「みんなの心がひとつになる場所をつくりたい」

『ディズニーを知ってディズニーを超える顧客満足入門』鎌田洋著(プレジデント社)

ディズニーシーのアトラクション「ヴェネツィアン・ゴンドラ」で、ゲスト(お客)同士で写真を撮り合う光景をよく見かけます。カップルや家族がお互いに撮ろうとしても、隣に座っていて近すぎるために引いた絵が撮れません。そこでゲストの多くは、向かいの人に声をかけて写真を撮ってもらいます。頼まれた人たちも同じ問題を抱えているので、「次は私たちを撮って」と写真を頼みます。そうやっていつのまにか写真大会が始まります。ゴンドラに乗るまでは、ゲストはお互いに知らない人同士です。ところが写真撮影をきっかけにコミュニケーションが生まれて、いつのまにか仲良くなってしまう。これはとても素敵なことだと思います。

さて、ゲスト同士が仲良くなる現象は偶然生まれたものでしょうか。答えは、ノーです。ディズニーはみんな仲良くなれる環境を意図的につくっています。ディズニーの創始者ウォルト・ディズニーは、次の言葉を残しています。

「科学技術が進めば進むほど、人々は孤独になり、分離する。
私は人々が互いに感動し、心がひとつになる場所を作りたいんだ」

みんなの心がひとつになる場所をつくりたい――。

ウォルトの「想い」は、各アトラクションに反映されています。東京ディズニーランドの「蒸気船マーク・トウェイン号」は航行中、「ウエスタンリバー鉄道」とすれ違います。一般的なテーマパークではスタッフがお客さんに手を振りますが、ディズニーではゲスト同士が手を振りあいます。たまたまそうなったわけではありません。みんなの心をひとつにしたいという想いが原点にあるからこそ、それがアトラクションの設計や演出に活かされて、ゲストが自然に手を振るようになるのです。

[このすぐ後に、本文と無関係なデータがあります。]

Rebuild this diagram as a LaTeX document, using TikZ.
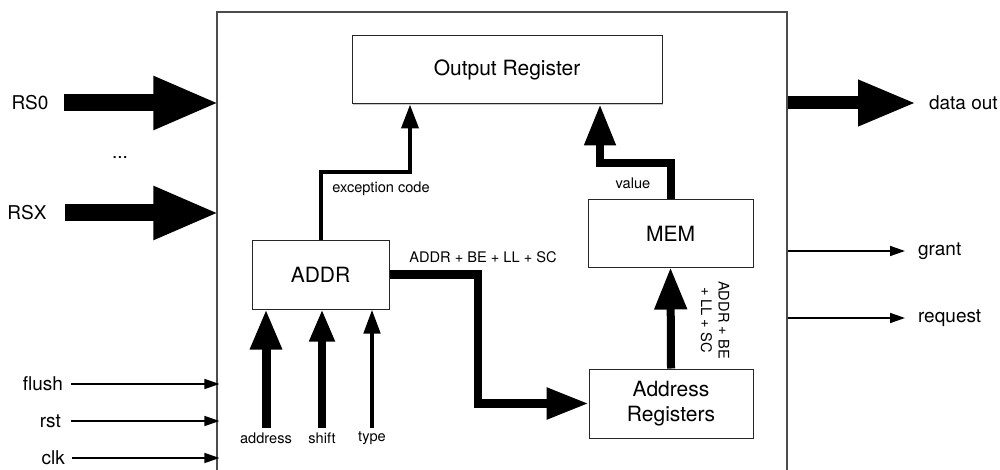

どうして、このような話をしたのか。それは、企業の「想い」が商品やサービスを決定づけ、最終的にCSに影響を及ぼすからです。企業の想いは、建物でいえば基礎にあたります。商品やサービスは、その上に乗っかる柱や梁に過ぎません。商品やサービスによって顧客が感動するのも、根底に企業の想いが存在しているからです。企業が大事にしている想いなしに、CSの向上はありえないのです。